How exactly, what are the errors ? If the .so is in the path and you have access through personal-files there should be nothing blocking you from loading it …
(and indeed you are correct, no category means no way to get classic unless you have a very good reason that could convince an architect to permit an override (“it’s a bummer” is not one) but lets see if we can’t make it work with existing interfaces )
Thank you for taking the time to review my request!
The error I get while attempting to load the library is the following:
/home/paul/snap/steam/common/.local/share/Steam/linux64/steamclient.so: failed to map segment from shared object
I can open the file just fine and read it from the application, so I concluded personal-files grants me the necessary privileges but the confinement itself prevents me from executing the syscalls required to load the file in memory.
If there is a recommended way to debug let me know, so far this is how I access AppArmor logs:
During testing, you’ll always have to connect this interface manually, without an explicit snap connect command, it’s only defined, not enforced.
I could anticipate some potential for problems as I know that $HOME/snap is treated slightly differently than most folders in $HOME, because one snap can’t access another snaps $SNAP_USER_COMMON or $SNAP_USER_DATA by base policy even with the home interface, but I’d have thought AppArmor should still allow the explicit path from personal-files due to increased specificity.

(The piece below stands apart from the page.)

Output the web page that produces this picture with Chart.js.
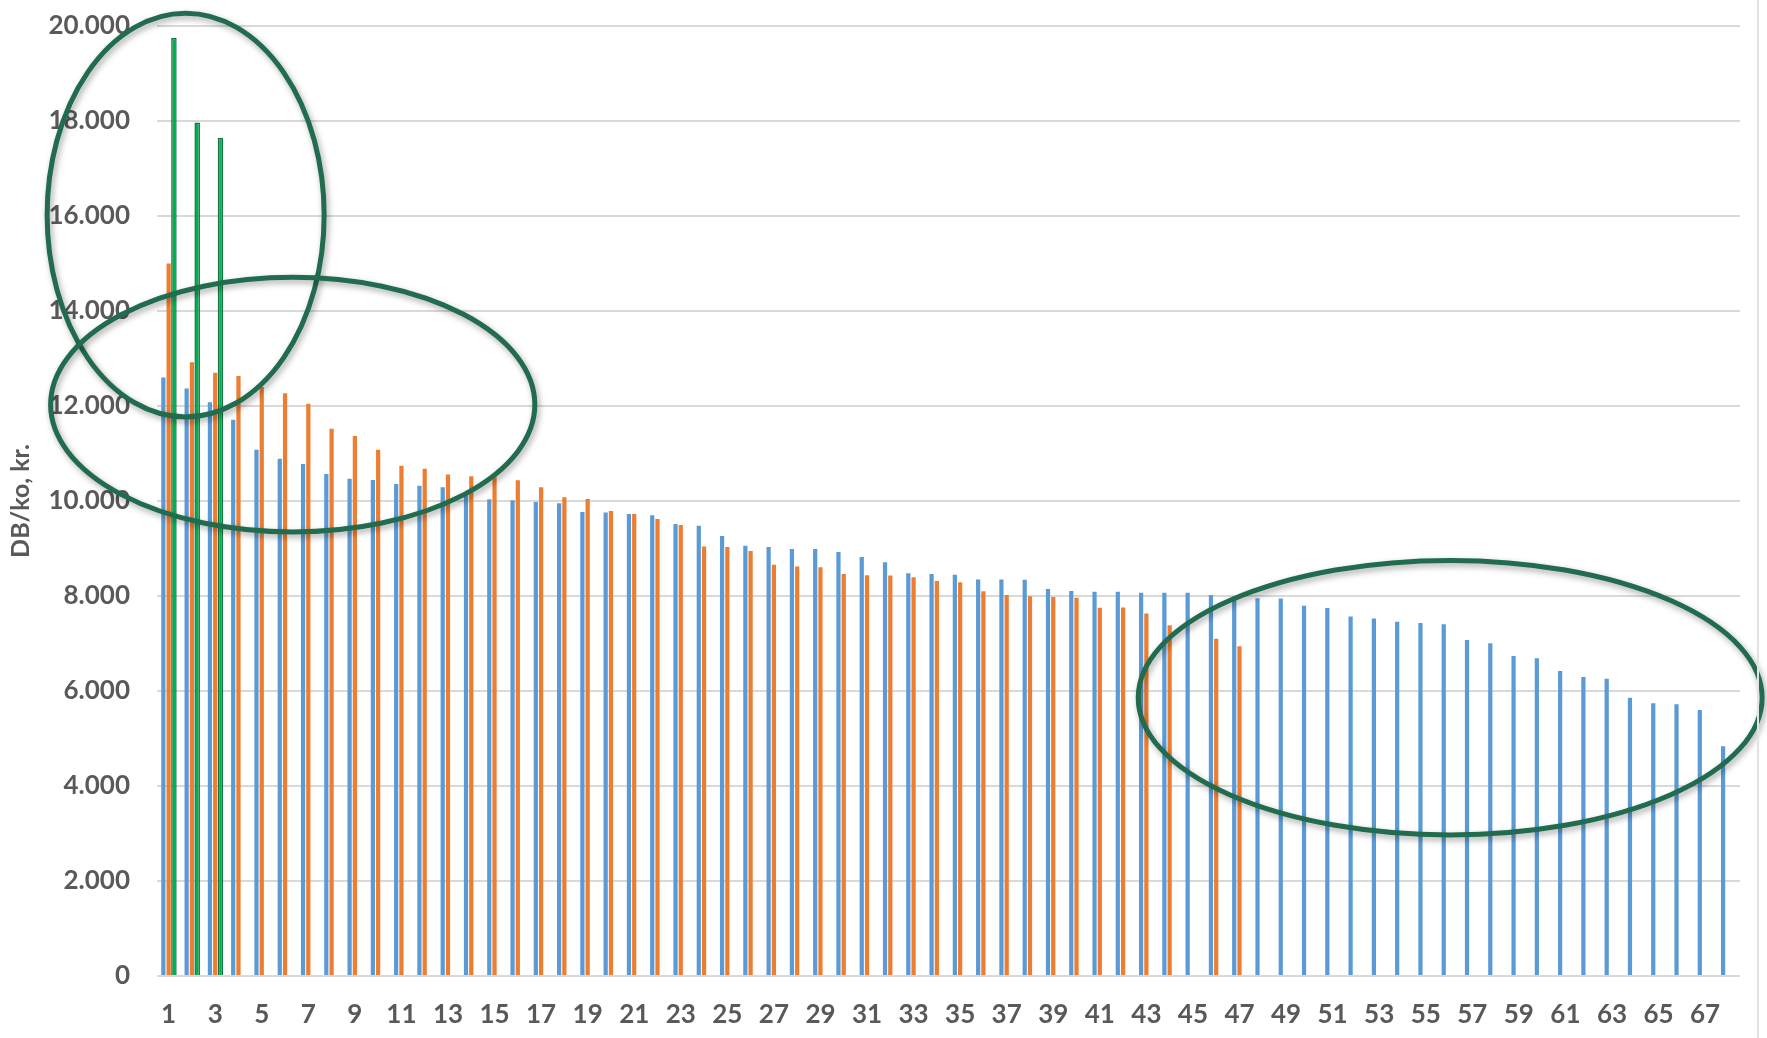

Ultimately though, I don’t think the file access alone is likely to be your issue here, since I’d presume that even if you can successfully load the library into the process; the implementation of the library suggests some kind of IPC, and being in a strict environment, you’ll likely find that DBus call/ Unix Socket / shm / etc to be likely impossible to conduct, but also also unlikely to qualify for classic.
Ensure the connection is working anyway and let us know, but I think you might have unfortunately tried an awkward package for even experienced snappers.

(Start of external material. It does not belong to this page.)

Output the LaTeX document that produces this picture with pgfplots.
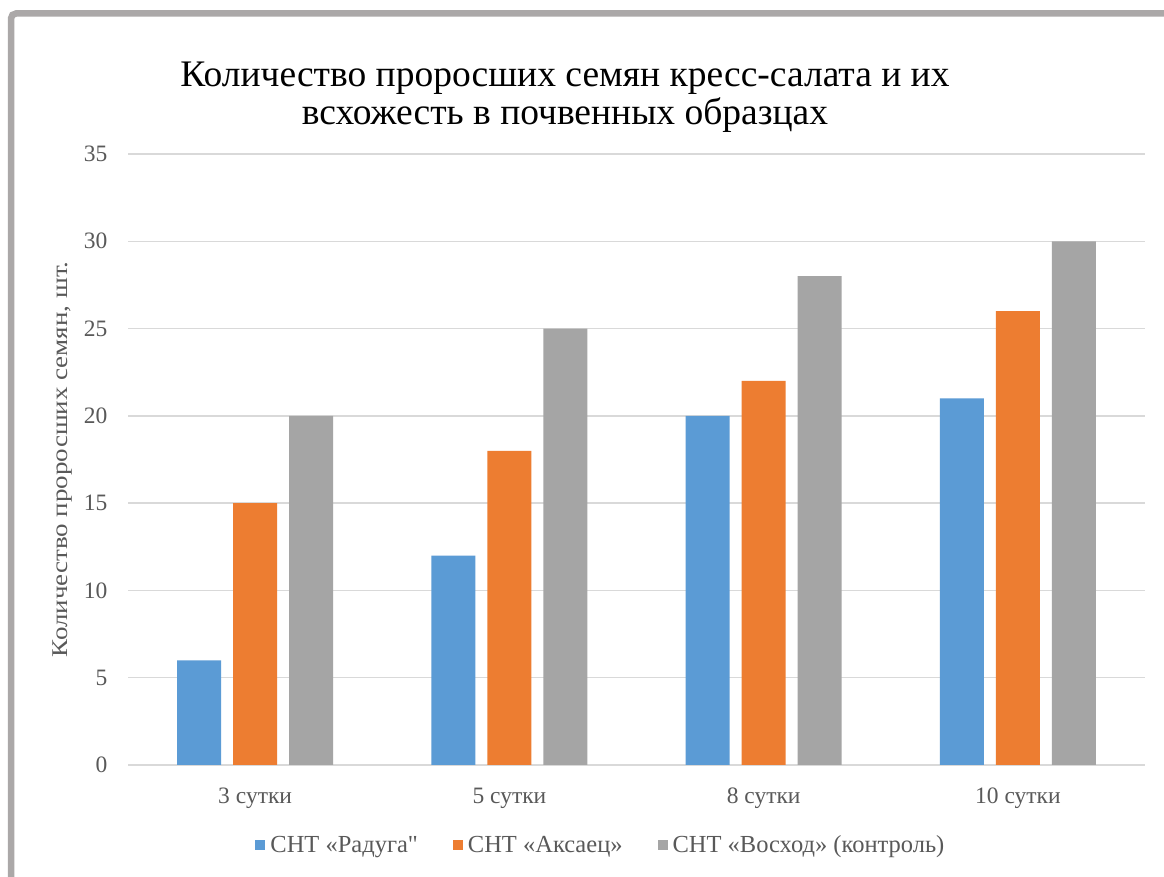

Run the snappy-debug snap in a terminal whilst running samrewritten, it’ll collate a few other common sandbox logs and sometimes offers actionable advice.
Is there any way to configure the Snap to allow this file_mmap operation with AppArmor ?

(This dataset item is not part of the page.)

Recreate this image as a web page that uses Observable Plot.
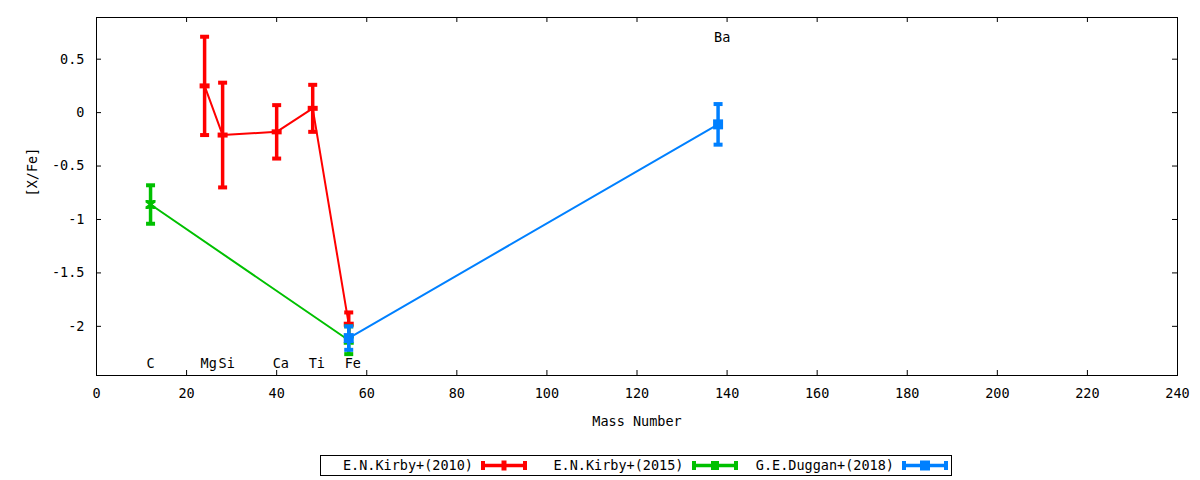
<!DOCTYPE html>
<html>
<head>
<meta charset="utf-8">
<script src="https://cdn.jsdelivr.net/npm/d3@7"></script>
<script src="https://cdn.jsdelivr.net/npm/@observablehq/plot@0.6"></script>
<style>
  body { margin: 0; background: #fff; font-family: "DejaVu Sans Mono", monospace; }
  #chart { position: relative; width: 1200px; height: 480px; overflow: hidden; }
  #legend { position: absolute; left: 320px; top: 455px; width: 630px; height: 19px; border: 1px solid #000; background: #fff; }
  .entry { position: absolute; top: 0; height: 19px; width: 210px; }
  .entry .lab { position: absolute; right: 58px; top: 0; line-height: 19px; font-size: 13.5px; white-space: nowrap; color: #000; }
  .entry svg { position: absolute; left: 160px; top: 3px; }
</style>
</head>
<body>
<div id="chart"></div>
<script>
// ---- data ----
const seriesNames = ["E.N.Kirby+(2010)", "E.N.Kirby+(2015)", "G.E.Duggan+(2018)"];
const seriesColors = ["#ff0000", "#00c000", "#0080ff"];

const kirby2010Element = ["Mg", "Si", "Ca", "Ti", "Fe"];
const kirby2010Mass    = [24, 28, 40, 48, 56];
const kirby2010Value   = [0.25, -0.21, -0.18, 0.04, -1.98];
const kirby2010Error   = [0.46, 0.49, 0.25, 0.22, 0.11];

const kirby2015Element = ["C", "Fe"];
const kirby2015Mass    = [12, 56];
const kirby2015Value   = [-0.86, -2.13];
const kirby2015Error   = [0.18, 0.13];

const duggan2018Element = ["Fe", "Ba"];
const duggan2018Mass    = [56, 138];
const duggan2018Value   = [-2.11, -0.11];
const duggan2018Error   = [0.11, 0.19];

const labelElement = ["C", "Mg", "Si", "Ca", "Ti", "Fe", "Ba"];
const labelMass    = [12, 24, 28, 40, 48, 56, 138];
const labelValue   = [-2.35, -2.35, -2.35, -2.35, -2.35, -2.35, 0.7];

const xTicks = [0, 20, 40, 60, 80, 100, 120, 140, 160, 180, 200, 220, 240];
const yTicks = [0.5, 0, -0.5, -1, -1.5, -2];
const xDomain = [0, 240];
const yDomain = [-2.46, 0.89];

// ---- build tables ----
function table(el, mass, val, err) {
  return el.map((e, i) => ({el: e, mass: mass[i], value: val[i], err: err[i]}));
}
const series = [
  table(kirby2010Element, kirby2010Mass, kirby2010Value, kirby2010Error),
  table(kirby2015Element, kirby2015Mass, kirby2015Value, kirby2015Error),
  table(duggan2018Element, duggan2018Mass, duggan2018Value, duggan2018Error)
];
const labels = labelElement.map((e, i) => ({el: e, mass: labelMass[i], value: labelValue[i]}));

// custom symbols
const capSymbol = {draw(ctx) { ctx.rect(-4.5, -2, 9, 4); }};
const barSymbol = {draw(ctx) { ctx.rect(-5, -2.5, 10, 5); }};
const bowSymbol = {draw(ctx) {
  ctx.moveTo(-5, -4.5); ctx.lineTo(-2, -4.5); ctx.lineTo(0, -1.5); ctx.lineTo(2, -4.5); ctx.lineTo(5, -4.5);
  ctx.lineTo(5, -2); ctx.lineTo(2, 0); ctx.lineTo(5, 2); ctx.lineTo(5, 4.5); ctx.lineTo(2, 4.5);
  ctx.lineTo(0, 1.5); ctx.lineTo(-2, 4.5); ctx.lineTo(-5, 4.5); ctx.lineTo(-5, 2); ctx.lineTo(-2, 0);
  ctx.lineTo(-5, -2); ctx.closePath();
}};
const squareSymbol = {draw(ctx) { ctx.rect(-5, -5, 10, 10); }};
const markerSymbols = [barSymbol, bowSymbol, squareSymbol];

const W = 1200, H = 450, mL = 96, mR = 23, mT = 17, mB = 75;
const fw = W - mL - mR, fh = H - mT - mB, tick = 5;
const FS = 13.5;

const seriesMarks = series.flatMap((data, i) => {
  const c = seriesColors[i];
  return [
    Plot.line(data, {x: "mass", y: "value", stroke: c, strokeWidth: 2}),
    Plot.ruleX(data, {x: "mass", y1: d => d.value - d.err, y2: d => d.value + d.err, stroke: c, strokeWidth: 3.5}),
    Plot.dot(data, {x: "mass", y: d => d.value + d.err, symbol: capSymbol, fill: c, stroke: "none", r: 5}),
    Plot.dot(data, {x: "mass", y: d => d.value - d.err, symbol: capSymbol, fill: c, stroke: "none", r: 5}),
    Plot.dot(data, {x: "mass", y: "value", symbol: markerSymbols[i], fill: c, stroke: "none", r: 5})
  ];
});

const chart = Plot.plot({
  width: W, height: H,
  marginLeft: mL, marginRight: mR, marginTop: mT, marginBottom: mB,
  style: {fontFamily: '"DejaVu Sans Mono", monospace', fontSize: FS + "px", background: "white", color: "black", overflow: "visible"},
  x: {domain: xDomain},
  y: {domain: yDomain},
  marks: [
    // inward, mirrored tick marks
    Plot.tickX(xTicks, {x: d => d, insetTop: fh - tick, stroke: "black"}),
    Plot.tickX(xTicks, {x: d => d, insetBottom: fh - tick, stroke: "black"}),
    Plot.tickY(yTicks, {y: d => d, insetRight: fw - tick, stroke: "black"}),
    Plot.tickY(yTicks, {y: d => d, insetLeft: fw - tick, stroke: "black"}),
    Plot.axisX({ticks: xTicks, tickSize: 0, tickPadding: 13, tickFormat: d => String(d), label: null, fontSize: FS}),
    Plot.axisY({ticks: yTicks, tickSize: 0, tickPadding: 12, tickFormat: d => String(d), label: null, fontSize: FS}),
    Plot.text(["Mass Number"], {frameAnchor: "bottom", dy: 50, text: d => d, fontSize: FS}),
    Plot.text(["[X/Fe]"], {frameAnchor: "left", dx: -64, rotate: -90, text: d => d, fontSize: FS}),
    Plot.frame({stroke: "black", strokeWidth: 1}),
    Plot.text(labels, {x: "mass", y: "value", text: "el", textAnchor: "start", dx: -4, fontSize: FS, fill: "black"}),
    ...seriesMarks
  ]
});
document.getElementById("chart").appendChild(chart);

// ---- legend ----
const legend = d3.select("#chart").append("div").attr("id", "legend");
seriesNames.forEach((name, i) => {
  const c = seriesColors[i];
  const entry = legend.append("div").attr("class", "entry").style("left", (i * 210.5) + "px");
  entry.append("span").attr("class", "lab").text(name);
  const svg = entry.append("svg").attr("width", 46).attr("height", 13);
  svg.append("line").attr("x1", 2).attr("x2", 44).attr("y1", 6.5).attr("y2", 6.5)
    .attr("stroke", c).attr("stroke-width", 3.5);
  svg.append("rect").attr("x", 0).attr("y", 2).attr("width", 4).attr("height", 9).attr("fill", c);
  svg.append("rect").attr("x", 42).attr("y", 2).attr("width", 4).attr("height", 9).attr("fill", c);
  const m = d3.path();
  if (i === 0) { m.rect(20.5, 1.5, 5, 10); }
  else if (i === 1) { m.rect(19, 2, 8, 9); }
  else { m.rect(18, 1.5, 10, 10); }
  svg.append("path").attr("d", m.toString()).attr("fill", c);
});
</script>
</body>
</html>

Even if I can get the library loaded, if IPC with outside processes are also likely impossible to conduct, then it might kill the idea of distributing the app with Snap, unfortunately. It would be nice to give it a shot first, if possible though.
Thanks for the request. As already said I don’t think this request fits classic confinement requirements requirements.
Is there any way to configure the Snap to allow this file_mmap operation with AppArmor ?
personal-files only allow read/write operations, so it cannot be done via personal-files. However, it should be possibly to fix this issue by staging steamclient.so in your snap if I’m not mistaken
If there is no further IPC and such but all you need is to have the .so mapped in ram, you could indeed have an install hook or something similar that simply copies it into your own $SNAP_COMMON using system-files and load it from there … (I.e. if you can not stage the file yourself)
I cannot stage steamclient.so inside of the Snap because it can be updated by Steam and must be of the same version.
Following your suggestions, I copied the file inside of SNAP_USER_COMMON, and the library loaded from there without issues.
Very surprisingly, there doesn’t seem to be issues communicating with Steam as everything loaded first try.
To summarize, it is technically possible to use personal-files to package my application, but it requires Snap-specific workarounds. Snap is slowly maturing, I would love to see it evolve allowing flagging personal-files with read+exec to avoid this confusion, or addressing this scenario in a more elegant way.
I would not have found out all of this without all of you, thank you for guiding me in the right direction and all the work you’re doing around Snap.
I will now work on packaging SamRewritten for strict confinement… again!
I was going to comment earlier, the home interface must already grant this, it’s possibly pointless personal-files being an exception, given you’ve shown that functionally all you’d change is relocating the file before executing it, it’s only creating undue hinderance when it exists behind a store restriction anyway.
It’d need to go through security approval, but I think there’s an argument to be made in letting you do this via changing personal-files to include mmap. I have a snap that produces .SO files at runtime (being a C++ interpreter itself) and runs them directly from $SNAP_REAL_HOME, this is given automatically. Right now we have no ability to grant you this access with personal-files even with explicit consideration, the two seem contradictory to me. I can understand why the exclusion exists, but home would be just as susceptable to e.g., ABI incompatibilities as personal-files would if that was the main thoughts behind this.
I can imagine that, whilst rare, there could be other valid cases for loading dynamic libraries from personal-files; you could have e.g., extension API’s in a program that use dynamic libraries, it’s common in e.g., digital audio workstations, so if they had other valid reasons using this interface already, they could run into bugs for not having as much as they expect, it could at least be configurable?
That’s actually fairly interesting because I’m left wondering how exactly it’s done and wouldn’t have expected it to work.
Glad to see this makes progress and pushes what’s possible though
The other reason this topic is fairly technically awkward, is because in the ideal snap world, the steam snap would actually contain the Steam runtime itself, rather than download it and run it external to $SNAP. This would allow it to expose that file as a content interface. I don’t think this would be available to $SNAP_USER_COMMON though where Steam actually runs, but that’d be the more ecosystem intended way of doing this were it not for the update mechanism of Steam specifically.